Aber eigentlich spielte das fürs große Ganze dieser Begegnung keine Rolle mehr. Weil ein internationaler Fußball-Vergleich mehr ist als nur ein Spiel, hatte Deutschland schon vor dem Anpfiff verloren, nachdem deutsche Zuschauer die Hymnen mit Schmähgesängen und Nazi-Parolen begleitet hatten. Mögen es auch nur 200 Schreihälse gewesen sein, in einem kleinen Stadion wie dem von Slavia Prag ist jeder Krakeeler zu hören. Für den deutschen Fußball ist es ein Rückfall in vergangen geglaubte Zeiten. Mit dem Erstarken der Ultras, die sich zu wenig von radikalen Fußball-Chaoten abgrenzen, haben Hooligans und Rechte offenbar die internationale Bühne wiederentdeckt. Umso ärgerlicher ist es, wenn ihnen eine unkontrollierte Ticketvergabe die Tore öffnet.

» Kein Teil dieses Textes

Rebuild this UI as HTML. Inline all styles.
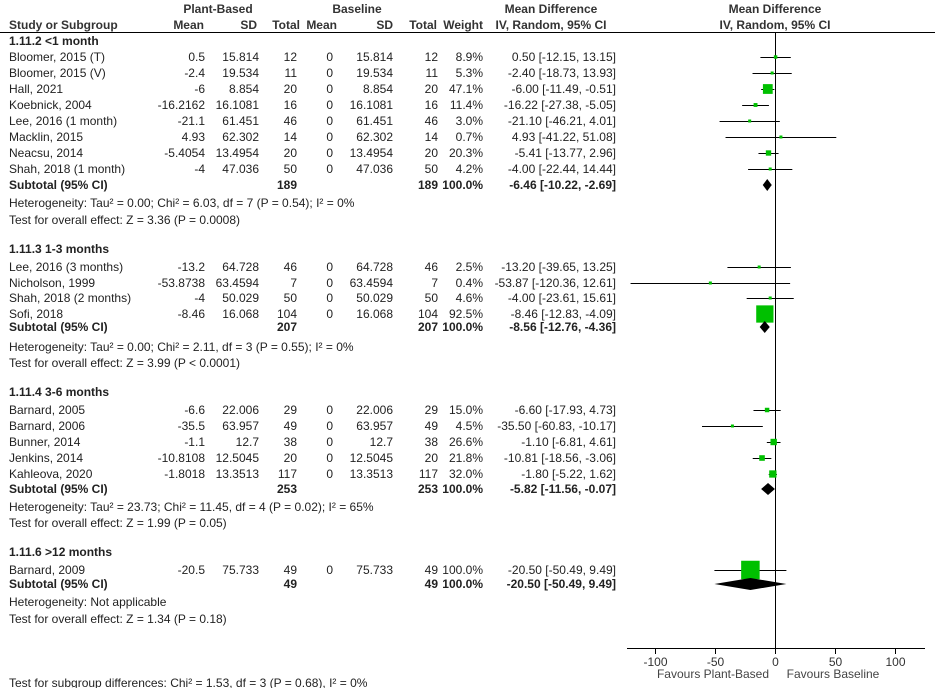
<!DOCTYPE html>
<html><head><meta charset="utf-8"><style>
html,body{margin:0;padding:0;background:#fff;}
svg{display:block;font-family:"Liberation Sans",Arial,sans-serif;font-size:12px;fill:#000;}
</style></head><body>
<svg width="935" height="688" viewBox="0 0 935 688" xmlns="http://www.w3.org/2000/svg" id="s">
<g font-weight="bold" fill="#333">
<text x="218" y="13" text-anchor="middle">Plant-Based</text>
<text x="357" y="13" text-anchor="middle">Baseline</text>
<text x="551" y="13" text-anchor="middle">Mean Difference</text>
<text x="551" y="29" text-anchor="middle">IV, Random, 95% CI</text>
<text x="775" y="13" text-anchor="middle">Mean Difference</text>
<text x="775" y="29" text-anchor="middle">IV, Random, 95% CI</text>
<text x="9" y="29">Study or Subgroup</text>
<text x="204" y="29" text-anchor="end">Mean</text>
<text x="257" y="29" text-anchor="end">SD</text>
<text x="300" y="29" text-anchor="end">Total</text>
<text x="337" y="29" text-anchor="end">Mean</text>
<text x="393" y="29" text-anchor="end">SD</text>
<text x="437" y="29" text-anchor="end">Total</text>
<text x="483" y="29" text-anchor="end">Weight</text>
</g>
<line x1="0" y1="32.5" x2="935" y2="32.5" stroke="#000" stroke-width="1"/>
<line x1="775.5" y1="33" x2="775.5" y2="648" stroke="#000" stroke-width="1"/>
<line x1="627" y1="648.5" x2="925" y2="648.5" stroke="#000" stroke-width="1"/>
<g id="content"></g>
<text x="9" y="687" fill="#222">Test for subgroup differences: Chi² = 1.53, df = 3 (P = 0.68), I² = 0%</text>
</svg>
<script>
const NS="http://www.w3.org/2000/svg";
const C=document.getElementById('content');
function t(x,y,s,anchor,bold,fill){const e=document.createElementNS(NS,'text');e.setAttribute('x',x);e.setAttribute('y',y);if(anchor)e.setAttribute('text-anchor',anchor);if(bold)e.setAttribute('font-weight','bold');e.setAttribute('fill',fill||'#222');e.textContent=s;C.appendChild(e);}
function el(n,a){const e=document.createElementNS(NS,n);for(const k in a)e.setAttribute(k,a[k]);C.appendChild(e);}
const X=v=>775+1.2*v;
[-100,-50,0,50,100].forEach(v=>{el('line',{x1:X(v)+0.5,y1:648,x2:X(v)+0.5,y2:654,stroke:'#000'});t(X(v)+0.5,666,String(v),'middle',false,'#333');});
t(713,678,'Favours Plant-Based','middle',false,'#444');
t(833,678,'Favours Baseline','middle',false,'#444');
const groups=[
 {title:'1.11.2 <1 month',ty:41,rows:[
  ['Bloomer, 2015 (T)','0.5','15.814','12','15.814','8.9',0.50,-12.15,13.15,'0.50 [-12.15, 13.15]',57],
  ['Bloomer, 2015 (V)','-2.4','19.534','11','19.534','5.3',-2.40,-18.73,13.93,'-2.40 [-18.73, 13.93]',73],
  ['Hall, 2021','-6','8.854','20','8.854','47.1',-6.00,-11.49,-0.51,'-6.00 [-11.49, -0.51]',89],
  ['Koebnick, 2004','-16.2162','16.1081','16','16.1081','11.4',-16.22,-27.38,-5.05,'-16.22 [-27.38, -5.05]',105],
  ['Lee, 2016 (1 month)','-21.1','61.451','46','61.451','3.0',-21.10,-46.21,4.01,'-21.10 [-46.21, 4.01]',121],
  ['Macklin, 2015','4.93','62.302','14','62.302','0.7',4.93,-41.22,51.08,'4.93 [-41.22, 51.08]',137],
  ['Neacsu, 2014','-5.4054','13.4954','20','13.4954','20.3',-5.41,-13.77,2.96,'-5.41 [-13.77, 2.96]',153],
  ['Shah, 2018 (1 month)','-4','47.036','50','47.036','4.2',-4.00,-22.44,14.44,'-4.00 [-22.44, 14.44]',169]],
  sub:['189',-6.46,-10.22,-2.69,'-6.46 [-10.22, -2.69]',185],
  het:['Heterogeneity: Tau² = 0.00; Chi² = 6.03, df = 7 (P = 0.54); I² = 0%',203],
  test:['Test for overall effect: Z = 3.36 (P = 0.0008)',220]},
 {title:'1.11.3 1-3 months',ty:249,rows:[
  ['Lee, 2016 (3 months)','-13.2','64.728','46','64.728','2.5',-13.20,-39.65,13.25,'-13.20 [-39.65, 13.25]',267],
  ['Nicholson, 1999','-53.8738','63.4594','7','63.4594','0.4',-53.87,-120.36,12.61,'-53.87 [-120.36, 12.61]',283],
  ['Shah, 2018 (2 months)','-4','50.029','50','50.029','4.6',-4.00,-23.61,15.61,'-4.00 [-23.61, 15.61]',298],
  ['Sofi, 2018','-8.46','16.068','104','16.068','92.5',-8.46,-12.83,-4.09,'-8.46 [-12.83, -4.09]',314]],
  sub:['207',-8.56,-12.76,-4.36,'-8.56 [-12.76, -4.36]',327],
  het:['Heterogeneity: Tau² = 0.00; Chi² = 2.11, df = 3 (P = 0.55); I² = 0%',347],
  test:['Test for overall effect: Z = 3.99 (P < 0.0001)',363]},
 {title:'1.11.4 3-6 months',ty:392,rows:[
  ['Barnard, 2005','-6.6','22.006','29','22.006','15.0',-6.60,-17.93,4.73,'-6.60 [-17.93, 4.73]',410],
  ['Barnard, 2006','-35.5','63.957','49','63.957','4.5',-35.50,-60.83,-10.17,'-35.50 [-60.83, -10.17]',426],
  ['Bunner, 2014','-1.1','12.7','38','12.7','26.6',-1.10,-6.81,4.61,'-1.10 [-6.81, 4.61]',442],
  ['Jenkins, 2014','-10.8108','12.5045','20','12.5045','21.8',-10.81,-18.56,-3.06,'-10.81 [-18.56, -3.06]',458],
  ['Kahleova, 2020','-1.8018','13.3513','117','13.3513','32.0',-1.80,-5.22,1.62,'-1.80 [-5.22, 1.62]',474]],
  sub:['253',-5.82,-11.56,-0.07,'-5.82 [-11.56, -0.07]',489],
  het:['Heterogeneity: Tau² = 23.73; Chi² = 11.45, df = 4 (P = 0.02); I² = 65%',507],
  test:['Test for overall effect: Z = 1.99 (P = 0.05)',523]},
 {title:'1.11.6 >12 months',ty:552,rows:[
  ['Barnard, 2009','-20.5','75.733','49','75.733','100.0',-20.50,-50.49,9.49,'-20.50 [-50.49, 9.49]',570]],
  sub:['49',-20.50,-50.49,9.49,'-20.50 [-50.49, 9.49]',584],
  het:['Heterogeneity: Not applicable',602],
  test:['Test for overall effect: Z = 1.34 (P = 0.18)',619]}
];
groups.forEach(g=>{
 t(9,g.ty+4,g.title,null,true,'#222');
 g.rows.forEach(r=>{
  const y=r[10],b=y+4;
  t(9,b,r[0]);t(205,b,r[1],'end');t(259,b,r[2],'end');t(297,b,r[3],'end');
  t(333,b,'0','end');t(393,b,r[4],'end');t(438,b,r[3],'end');t(483,b,r[5]+'%','end');t(616,b,r[9],'end');
  el('line',{x1:X(r[7]),y1:y+0.5,x2:X(r[8]),y2:y+0.5,stroke:'#000'});
  const w=parseFloat(r[5]);const s=Math.max(3,2+0.165*w);
  el('rect',{x:X(r[6])-s/2,y:y-s/2,width:s,height:s,fill:'#00c000'});
 });
 const s=g.sub,y=s[5],b=y+4;
 t(9,b,'Subtotal (95% CI)',null,true);t(297,b,s[0],'end',true);t(438,b,s[0],'end',true);t(483,b,'100.0%','end',true);t(616,b,s[4],'end',true);
 const h=6;
 el('polygon',{points:`${X(s[2])},${y} ${X(s[1])},${y-h} ${X(s[3])},${y} ${X(s[1])},${y+h}`,fill:'#000'});
 t(9,g.het[1]+4,g.het[0]);t(9,g.test[1]+4,g.test[0]);
});
</script>
</body></html>
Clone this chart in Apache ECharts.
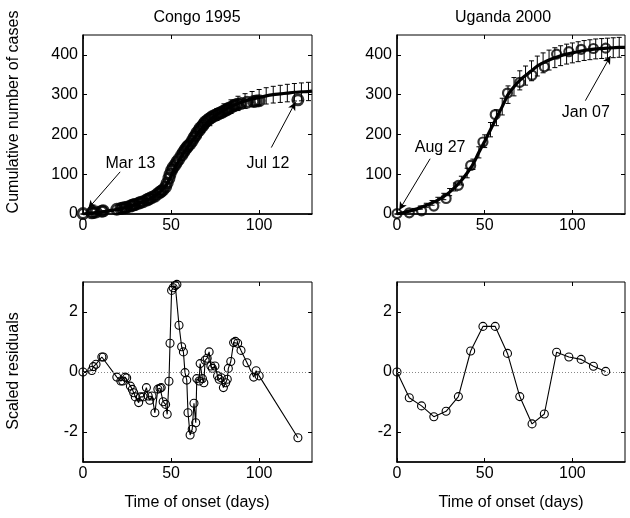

Der deutschen Mannschaft hat Prag immerhin die Gelegenheit zu einem starken Abgang geliefert. Hummels & Co. haben die Chance zum klaren Signal gegen die geistigen Leerkörper genutzt. Das ist nicht schwer, aber erwähnenswert. Ein Erfolg, der fürs große Ganze der Partie wichtiger war als die drei gewonnenen Punkte.